- Sundance release poster
- Directed by: Jakub Piątek
- Written by: Jakub Piątek; Łukasz Czapski;
- Produced by: Jakub Razowski;
- Starring: Bartosz Bielenia; Magdalena Popławska; Andrzej Kłak; Małgorzata Hajewska-Krzysztofik; Dobromir Dymecki; Monika Frajczyk;
- Cinematography: Michał Łuka
- Edited by: Ula Klimek-Piątek; Jarosław Kamiński;
- Music by: Teoniki Rożynek
- Production companies: Watchout Studio; Polish Film Institute; TVN; Krakow Festival Office;
- Release date: January 30, 2021 (Sundance);
- Running time: 93 minutes
- Country: Poland
- Language: Polish

= Prime Time (2021 film) =

2021 drama film

Prime Time is a 2021 Polish drama thriller film co-written and directed by Jakub Piątek in his directorial debut. The film stars Bartosz Bielenia, Magdalena Popławska, Andrzej Kłak, Małgorzata Hajewska-Krzysztofik, Dobromir Dymecki, and Monika Frajczyk.

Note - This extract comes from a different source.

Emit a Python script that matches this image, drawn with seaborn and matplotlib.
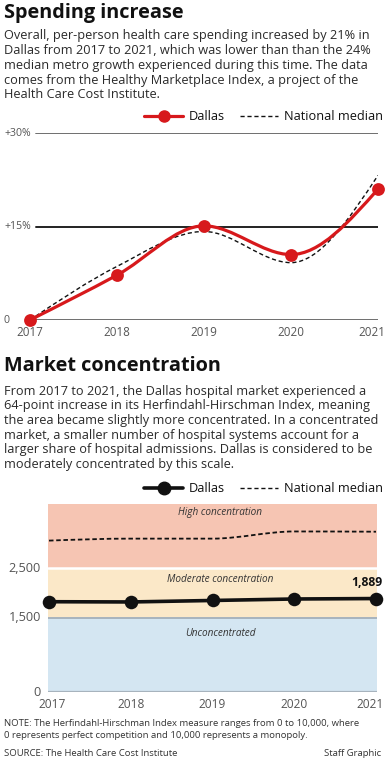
import numpy as np
import pandas as pd
import matplotlib
matplotlib.use("Agg")
import matplotlib.pyplot as plt
import matplotlib.transforms as mtransforms
import seaborn as sns
from matplotlib.path import Path
from matplotlib.patches import PathPatch
from matplotlib.lines import Line2D

# ---------------- data ----------------
years = [2017, 2018, 2019, 2020, 2021]
dallas_spending = [0, 7.2, 15.1, 10.5, 21.0]
national_spending = [0, 8.6, 14.2, 9.2, 23.2]
spend_ticks = [0, 15, 30]
spend_tick_labels = ["0", "+15%", "+30%"]

dallas_hhi = [1825, 1820, 1850, 1880, 1889]
national_hhi = [3060, 3100, 3100, 3245, 3240]
hhi_ticks = [0, 1500, 2500]
hhi_tick_labels = ["0", "1,500", "2,500"]
zone_bounds = [0, 1500, 2500, 3800]
zone_labels = ["Unconcentrated", "Moderate concentration", "High concentration"]
zone_colors = ["#d4e6f2", "#fbe8c8", "#f6c5b3"]

title1 = "Spending increase"
body1 = ["Overall, per-person health care spending increased by 21% in",
         "Dallas from 2017 to 2021, which was lower than than the 24%",
         "median metro growth experienced during this time. The data",
         "comes from the Healthy Marketplace Index, a project of the",
         "Health Care Cost Institute."]
title2 = "Market concentration"
body2 = ["From 2017 to 2021, the Dallas hospital market experienced a",
         "64-point increase in its Herfindahl-Hirschman Index, meaning",
         "the area became slightly more concentrated. In a concentrated",
         "market, a smaller number of hospital systems account for a",
         "larger share of hospital admissions. Dallas is considered to be",
         "moderately concentrated by this scale."]
note = ["NOTE: The Herfindahl-Hirschman Index measure ranges from 0 to 10,000, where",
        "0 represents perfect competition and 10,000 represents a monopoly."]
source = "SOURCE: The Health Care Cost Institute"
credit = "Staff Graphic"

# ---------------- style ----------------
sns.set_theme(style="white")
plt.rcParams["font.family"] = ["Open Sans", "DejaVu Sans"]

W, H = 389, 768
fig = plt.figure(figsize=(W / 100, H / 100), dpi=100)
fig.patch.set_facecolor("white")

RED = "#d7191c"
TXT = "#2a2a2a"
GRAY = "#555555"


def fx(x):
    return x / W


def fy(y):
    return 1 - y / H


def ptext(x, y, s, **kw):
    kw.setdefault("va", "center")
    kw.setdefault("ha", "left")
    fig.text(fx(x), fy(y), s, **kw)


def axes_px(left, top, right, bottom):
    return fig.add_axes([fx(left), fy(bottom), (right - left) / W, (bottom - top) / H])


def monotone_path(x, y):
    x = np.asarray(x, float)
    y = np.asarray(y, float)
    n = len(x)
    h = np.diff(x)
    d = np.diff(y) / h
    m = np.zeros(n)
    for i in range(1, n - 1):
        s0, s1 = d[i - 1], d[i]
        p = (s0 * h[i] + s1 * h[i - 1]) / (h[i - 1] + h[i])
        m[i] = (np.sign(s0) + np.sign(s1)) * min(abs(s0), abs(s1), 0.5 * abs(p))
    m[0] = (3 * d[0] - m[1]) / 2
    m[-1] = (3 * d[-1] - m[-2]) / 2
    verts = [(x[0], y[0])]
    codes = [Path.MOVETO]
    for i in range(n - 1):
        dx = h[i] / 3
        verts += [(x[i] + dx, y[i] + m[i] * dx),
                  (x[i + 1] - dx, y[i + 1] - m[i + 1] * dx),
                  (x[i + 1], y[i + 1])]
        codes += [Path.CURVE4] * 3
    return Path(verts, codes)


BODY_FS = 9.2

# ---------------- header 1 ----------------
ptext(4, 13, title1, fontsize=14.3, fontweight="bold", color="#111111")
for i, line in enumerate(body1):
    ptext(4, 36 + i * 14.7, line, fontsize=BODY_FS, color=TXT)

# ---------------- chart 1 ----------------
ax1 = axes_px(30, 133, 378, 320)
ax1.set_xlim(2017, 2021)
ax1.set_ylim(0, 30)
ax1.axis("off")
grid_colors = {0: "#6f6f6f", 15: "#222222", 30: "#6f6f6f"}
tr1 = mtransforms.blended_transform_factory(fig.transFigure, ax1.transData)
for t, lab in zip(spend_ticks, spend_tick_labels):
    ax1.axhline(t, xmin=6 / 348, xmax=1, color=grid_colors[t], lw=1.4, zorder=1)
    ax1.text(4 / W, t, lab, transform=tr1, ha="left", va="center", fontsize=7.6, color=GRAY)
for yr in years:
    ax1.annotate(str(yr), xy=(yr, 0), xytext=(-6 if yr == years[-1] else 0, -12),
                 textcoords="offset pixels", ha="center", va="center", fontsize=8.4,
                 color=GRAY, annotation_clip=False)

ax1.add_patch(PathPatch(monotone_path(years, national_spending), fill=False,
                        edgecolor="#111111", lw=1.0, ls=(0, (3, 2)), zorder=3))
ax1.add_patch(PathPatch(monotone_path(years, dallas_spending), fill=False,
                        edgecolor=RED, lw=2.3, zorder=4, capstyle="round"))
df1 = pd.DataFrame({"year": years, "value": dallas_spending})
sns.scatterplot(data=df1, x="year", y="value", ax=ax1, s=85, color=RED,
                edgecolor=RED, linewidth=0, zorder=5, clip_on=False, legend=False)
ax1.axis("off")

LEG_FS = 9.2
h_red = Line2D([], [], color=RED, lw=2.3, marker="o", markersize=8)
h_dash = Line2D([], [], color="#111111", lw=1.0, ls=(0, (3, 2)))
fig.legend([h_red, h_dash], ["Dallas", "National median"], ncol=2, frameon=False,
           loc="center right", bbox_to_anchor=(fx(383), fy(117)), fontsize=LEG_FS,
           handlelength=3.0, handletextpad=0.45, columnspacing=1.2, borderpad=0,
           borderaxespad=0, labelcolor="#111111")

# ---------------- header 2 ----------------
ptext(4, 366, title2, fontsize=14.3, fontweight="bold", color="#111111")
for i, line in enumerate(body2):
    ptext(4, 391 + i * 14.7, line, fontsize=BODY_FS, color=TXT)

# ---------------- chart 2 ----------------
ax2 = axes_px(48, 504, 377, 692)
pad = 1 / 81.75
ax2.set_xlim(2017 - pad, 2021 + pad)
ax2.set_ylim(zone_bounds[0], zone_bounds[-1])
for lo, hi, col in zip(zone_bounds[:-1], zone_bounds[1:], zone_colors):
    ax2.axhspan(lo, hi, color=col, lw=0, zorder=0)
ax2.axhline(2500, color="white", lw=1.8, zorder=1)
ax2.axhline(1500, color="#a7b3bd", lw=1.4, zorder=1)
ax2.axhline(0, color="#a7b3bd", lw=1.6, zorder=1)
lab_y = [633, 579, 513]
for lab, y in zip(zone_labels, lab_y):
    ptext(220, y, lab, ha="center", fontsize=7.2, fontstyle="italic", color="#333333")
tr2 = mtransforms.blended_transform_factory(fig.transFigure, ax2.transData)
for t, lab in zip(hhi_ticks, hhi_tick_labels):
    ax2.text(41 / W, t, lab, transform=tr2, ha="right", va="center", fontsize=9.2, color=GRAY)
for yr in years:
    ax2.annotate(str(yr), xy=(yr, 0), xytext=(3 if yr == years[0] else (-6 if yr == years[-1] else 0), -13),
                 textcoords="offset pixels", ha="center", va="center", fontsize=8.6,
                 color=GRAY, annotation_clip=False)

ax2.add_patch(PathPatch(monotone_path(years, national_hhi), fill=False,
                        edgecolor="#111111", lw=1.3, ls=(0, (2.5, 1.5)), zorder=3))
df2 = pd.DataFrame({"year": years, "value": dallas_hhi})
sns.lineplot(data=df2, x="year", y="value", ax=ax2, color="#111111", lw=2.6, zorder=4)
sns.scatterplot(data=df2, x="year", y="value", ax=ax2, s=95, color="#111111",
                edgecolor="#111111", linewidth=0, zorder=5, clip_on=False, legend=False)
ax2.annotate(f"{dallas_hhi[-1]:,}", xy=(years[-1], dallas_hhi[-1]), xytext=(6, 16),
             textcoords="offset pixels", ha="right", va="center", fontsize=8.8,
             fontweight="bold", color="#111111", annotation_clip=False)
ax2.axis("off")

h_blk = Line2D([], [], color="#111111", lw=2.6, marker="o", markersize=9)
h_dash2 = Line2D([], [], color="#111111", lw=1.0, ls=(0, (3, 2)))
fig.legend([h_blk, h_dash2], ["Dallas", "National median"], ncol=2, frameon=False,
           loc="center right", bbox_to_anchor=(fx(383), fy(489)), fontsize=LEG_FS,
           handlelength=3.0, handletextpad=0.45, columnspacing=1.2, borderpad=0,
           borderaxespad=0, labelcolor="#111111")

# ---------------- footer ----------------
FOOT_FS = 6.8
ptext(4, 723, note[0], fontsize=FOOT_FS, color="#333333")
ptext(4, 735, note[1], fontsize=FOOT_FS, color="#333333")
ptext(4, 754, source, fontsize=FOOT_FS, color="#333333")
ptext(381, 754, credit, ha="right", fontsize=FOOT_FS, color="#333333")

fig.savefig("out.png", dpi=100, facecolor="white")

The film had its world premiere at the 2021 Sundance Film Festival on January 30, 2021.

==Cast==
The cast include:
- Bartosz Bielenia as Sebastian
- Magdalena Popławska as Mira Kryle
- Andrzej Kłak as Grzegorz
- Małgorzata Hajewska-Krzysztofik as Laura
- Dobromir Dymecki as Commander
- Monika Frajczyk as Lena
- Adam Nawojczyk as Station Chairman
- Juliusz Chrzastowski as Sebastian Father
- Pola Blasik as Kasia

==Release==
The film had its world premiere at the 2021 Sundance Film Festival on January 30, 2021 in the World Cinema Dramatic Competition section.